[Start of Data provided]

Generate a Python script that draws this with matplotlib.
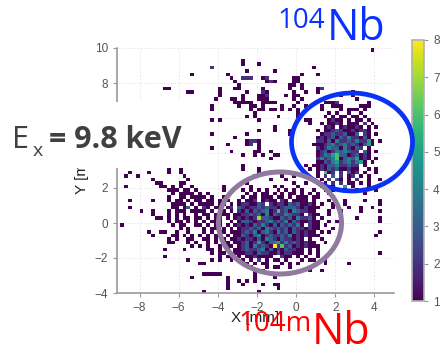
import numpy as np
import matplotlib
matplotlib.use('Agg')
import matplotlib.pyplot as plt
from matplotlib.patches import Rectangle, Ellipse

# 2D hit map, 0.2 mm bins, rows go from y=10 (top) down to y=-4, columns from x=-9 to x=5
X_START, Y_START, BIN = -9.0, 10.0, 0.2
count_rows = [
    ".......... .......... .......... .......... .......... .......... ....1.....",
    ".......... .......... .......... .......... .......... .......... ..........",
    ".......... .......... .......... .......... .......... .......... ..........",
    ".......... .......... .......... .1........ .......... .......... ..........",
    ".......... .......... .......... .1...1.... .......... .......... ..........",
    ".......... .......... ...2...... .......... .........1 .......... ..........",
    ".......... .......... .......... ..1......1 .......... .......... ..........",
    ".......... ........1. .......1.. .......... ......1... 1......... ..........",
    ".......... .......... ........1. .222..12.. ....11.... .......... ..........",
    ".......... .......... .........1 .......121 ....11.... .......... ..........",
    ".......... .......... .......... 1......... ...11.1... .......... ..........",
    ".......... .11....... .....1...1 1.....1... ...1..1... 12........ ..........",
    ".......... .......11. .....1.... ..1...21.. ....1..1.. 1........1 ..........",
    ".......... .......... .....1.... .1...112.. ..1.11.... ......1..1 ..........",
    ".......... .......... ....1...11 .1...111.. ....1.1... .......... 1.........",
    ".......... .......... .........1 1111..1111 .....1.... ..1112.... ...1......",
    ".......... .......... ...1...... 1..11.1... .1..1..1.. .1..111... .111......",
    ".......... .......... ...1...... ...1.11.11 .1.1.1.... .1....1.11 1.1.......",
    ".......... .......... .......... ....1..... .....1.... ...1.1..1. .1........",
    ".......... .......... .......... ..1.1..... 1....1.... ..1.1.11.1 1.1.......",
    ".......... .......... ...1.1.... .....1.... .......11. ...1211.1. 11.1......",
    ".......... .......... .......... .......... ........1. .1.1121.11 1.2.1.....",
    ".......... .......... .......... .........1 .......... ..121.1211 21.1.1....",
    ".......... .......... .......... .....1...1 ...1...... 1.11232112 1221......",
    ".......... .......... ...1...... ..1....... ...1...... .122322311 3.21.1....",
    ".......... .......... .........1 .......... .......... 1212313242 2131......",
    ".......... .......... .......... ..1221.... .......... 2213142232 42251.1...",
    ".......... .......... .......1.. ..12.1.... .........1 1123423423 21351.....",
    ".......... .......... ...1...... .....1.... .......... 2124331421 32.1......",
    ".......... .......... ........1. ....11..1. .......... 1231243432 2.31.1....",
    ".......... .......... .......... .1..1.1..1 1......... 1243563312 3121......",
    ".......... .......... .......... ........1. .......... 2423461343 5121.1....",
    ".......... .......... .......... .......... .......... 1132452342 451.1.....",
    ".......... .11......1 .......... .1........ .......1.1 1213342232 2.1.......",
    ".......... ..1..1.... .......... .1...1.... ........1. 1213231121 1..1.1....",
    "..1....1.. ..1..1.... .......... .....1.... .......... 1.612.2.31 2.1..1....",
    ".1..1..... ......1... .......... ....1..... .1..1..... 1.2.3.2.12 .1.1......",
    "........1. .......1.. .......... ........1. ..1......1 .1.2.31.1. 2..1..1...",
    ".........1 1....11... .......... ..1....... ....1..1.. 1.1.2.2.11 .1.1......",
    ".1........ 11.1.1..1. ......1... ...1.....1 .1...1.... .1.11..5.1 ...1.1....",
    ".......... ..111.11.1 ......1... .1.1.1.1.. 1.1.1.1..1 ..1.1..1.. 1....1....",
    ".......... ...1.1111. 1.1....... ..1.1.11.1 .1.11.1.1. 1..1...... ..1.......",
    ".......... ..1..11.11 11.1..1... .1.11.111. 11.1.111.1 1...1..... ..........",
    "..1.....1. ..1.11.1.1 1.11.1.1.. 1.112.1211 .21.1111.1 ...1...1.. ..1...1...",
    ".......... ...1111.1. 1111.11.1. 1221132.21 2213231121 .1..1..1.. ......1...",
    "..1....... ...11.13.1 .21.11.12. 3212232322 1233321211 1...1...1. .1..1.....",
    ".....1..1. ..1.111.11 11.1.11.1. 2131323412 6231432211 ...1..1... .1....1...",
    "........1. ..1.1.1..1 .11.1111.1 1223231413 2243221.21 1..1...... ..........",
    ".........1 1.1.1.11.1 1.1.11.1.1 2121273321 1323142231 .1....1... 1.....1...",
    ".......... ..1.11.1.1 .1.111..1. 1332122342 3241321121 1..1.1.... ......1...",
    "1......... ...1.11..1 1.1.11.1.1 2121324213 1323241.21 1.1...1... ..........",
    ".......... .....1.1.. .1.11.1.1. 1223231432 3231322121 1...1..... ..........",
    ".......1.. 11..1..1.. .1.1.11.11 1232413421 4231321211 .1.1...... ......1...",
    "........1. ...11.1.1. 1.1.11.1.1 1321341232 2324121211 1......... .....1....",
    ".......... ..1.1..11. .11.1.1.11 2122131432 1322121.1. .1........ ..........",
    ".......... ..11...1.1 ..1.1.11.1 1231252134 5242321211 ..1....... ..........",
    ".......... ........1. 1.1..1.11. 1231423218 2623121211 1......... ..........",
    ".......... .1....1... ..11.1.1.1 1232234131 2132211.1. 1......... ..........",
    ".......... .......... ...1.11..1 1122132211 3122111.1. 1......... ......1...",
    ".......... .1........ .....1.11. 1.1121111. .211.1.1.. 1......... ..........",
    ".......... .......1.. ...1.1..1. .1.1.2.1.1 1.1...1.11 ..1....... ..........",
    ".......... .......... 11........ ..1.1.11.. .1.1.1.... ..1.....1. ..........",
    ".......... .......... .......... ...1...1.1 1..1...... .......... ..........",
    ".......... .......... .......... ....1.1... ........1. .1........ ..........",
    ".......... .......... .11111.... ....1..... .......... .......... ..........",
    ".......... ........1. .......1.. ....1....1 .......... .......... ..........",
    ".......... .......... .......1.. 1.1.1..... .......... .......... ..........",
    ".......... .......... .......1.. .1....1..1 1......... .......... ..........",
    ".......... .......... .......1.. .......... 1......... .......... ..........",
    ".......... .......... .1........ .....1.... .......... .......... ..........",
]

x_ticks = [-8, -6, -4, -2, 0, 2, 4]
y_ticks = [-4, -2, 0, 2, 4, 6, 8, 10]
cbar_ticks = [1, 2, 3, 4, 5, 6, 7, 8]


def row_to_counts(row):
    groups = [g.ljust(10, '.')[:10] for g in row.split()]
    cells = ''.join(groups)
    return [0 if ch == '.' else int(ch) for ch in cells]


counts = np.array([row_to_counts(r) for r in count_rows], dtype=float)
n_rows, n_cols = counts.shape
x_edges = X_START + BIN * np.arange(n_cols + 1)
y_edges = Y_START - BIN * np.arange(n_rows + 1)
masked = np.ma.masked_equal(counts, 0)

W, H = 442, 354
fig = plt.figure(figsize=(W / 100, H / 100), dpi=100)


def fx(px):
    return px / W


def fy(py):
    return 1 - py / H


ax = fig.add_axes([fx(117), fy(293), fx(394) - fx(117), fy(48) - fy(293)])
mesh = ax.pcolormesh(x_edges, y_edges, masked, cmap='viridis', vmin=1, vmax=8,
                     shading='flat', linewidth=0)
ax.set_xlim(-9.15, 5.0)
ax.set_ylim(-4, 10)
ax.set_xticks(x_ticks)
ax.set_yticks(y_ticks)
ax.grid(True, color='#e4e4e4', linestyle=(0, (2, 2)), linewidth=0.6)
ax.set_axisbelow(True)
for s in ['top', 'right']:
    ax.spines[s].set_visible(False)
for s in ['left', 'bottom']:
    ax.spines[s].set_color('#9a9a9a')
    ax.spines[s].set_linewidth(1.2)
ax.tick_params(colors='#9a9a9a', labelcolor='#555555', labelsize=8.5, length=3,
               labelfontfamily='Liberation Sans')

fig.text(fx(255), fy(318), 'X [mm]', ha='center', va='center', fontsize=11,
         color='#222222', family='Liberation Sans')
fig.text(fx(82), fy(170), 'Y [mm]', ha='center', va='center', fontsize=11,
         rotation=90, color='#222222', family='Liberation Sans')

cax = fig.add_axes([fx(412), fy(301), fx(424) - fx(412), fy(40) - fy(301)])
cb = fig.colorbar(mesh, cax=cax, ticks=cbar_ticks)
cb.outline.set_edgecolor('#b0b0b0')
cb.outline.set_linewidth(1.2)
cax.tick_params(colors='#9a9a9a', labelcolor='#555555', labelsize=8.5, length=3,
                labelfontfamily='Liberation Sans')

# white label box covering the upper-left part of the axes
fig.add_artist(Rectangle((0, fy(168)), fx(207), fy(102) - fy(168),
                         transform=fig.transFigure, facecolor='white',
                         edgecolor='none', zorder=5))
tc = '#404040'
fig.text(fx(12), fy(148), 'E', fontsize=22, color=tc, family='Open Sans',
         va='baseline', zorder=6)
fig.text(fx(33), fy(156), 'x', fontsize=14, color=tc, family='Open Sans',
         va='baseline', zorder=6)
fig.text(fx(49), fy(148), '= 9.8 keV', fontsize=22, color=tc, family='Open Sans',
         weight='bold', va='baseline', zorder=6)

# ellipses marking the two states
fig.add_artist(Ellipse((fx(352), fy(142)), fx(121), 98 / H, transform=fig.transFigure,
                       fill=False, edgecolor='#0a32f5', linewidth=3.4, zorder=7))
fig.add_artist(Ellipse((fx(280), fy(223)), fx(123), 102 / H, transform=fig.transFigure,
                       fill=False, edgecolor='#907b9f', linewidth=3.6, zorder=7))

blue = '#0a32ff'
red = '#ff0000'
fig.text(fx(277), fy(28), '104', fontsize=20, color=blue, family='Open Sans',
         va='baseline', zorder=8)
fig.text(fx(327), fy(40), 'Nb', fontsize=31, color=blue, family='Open Sans',
         va='baseline', zorder=8)
fig.text(fx(238), fy(331), '104m', fontsize=20, color=red, family='Open Sans',
         va='baseline', zorder=8)
fig.text(fx(312), fy(344), 'Nb', fontsize=31, color=red, family='Open Sans',
         va='baseline', zorder=8)

fig.savefig('out.png', dpi=100)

[End of Data provided]

The task: Repeat the listing above up to and including the line with "from matplotlib.patches import", starting from its first line. Drop any pictures.

Written answer:
Generate a Python script that draws this with matplotlib.
import numpy as np
import matplotlib
matplotlib.use('Agg')
import matplotlib.pyplot as plt
from matplotlib.patches import Rectangle, Ellipse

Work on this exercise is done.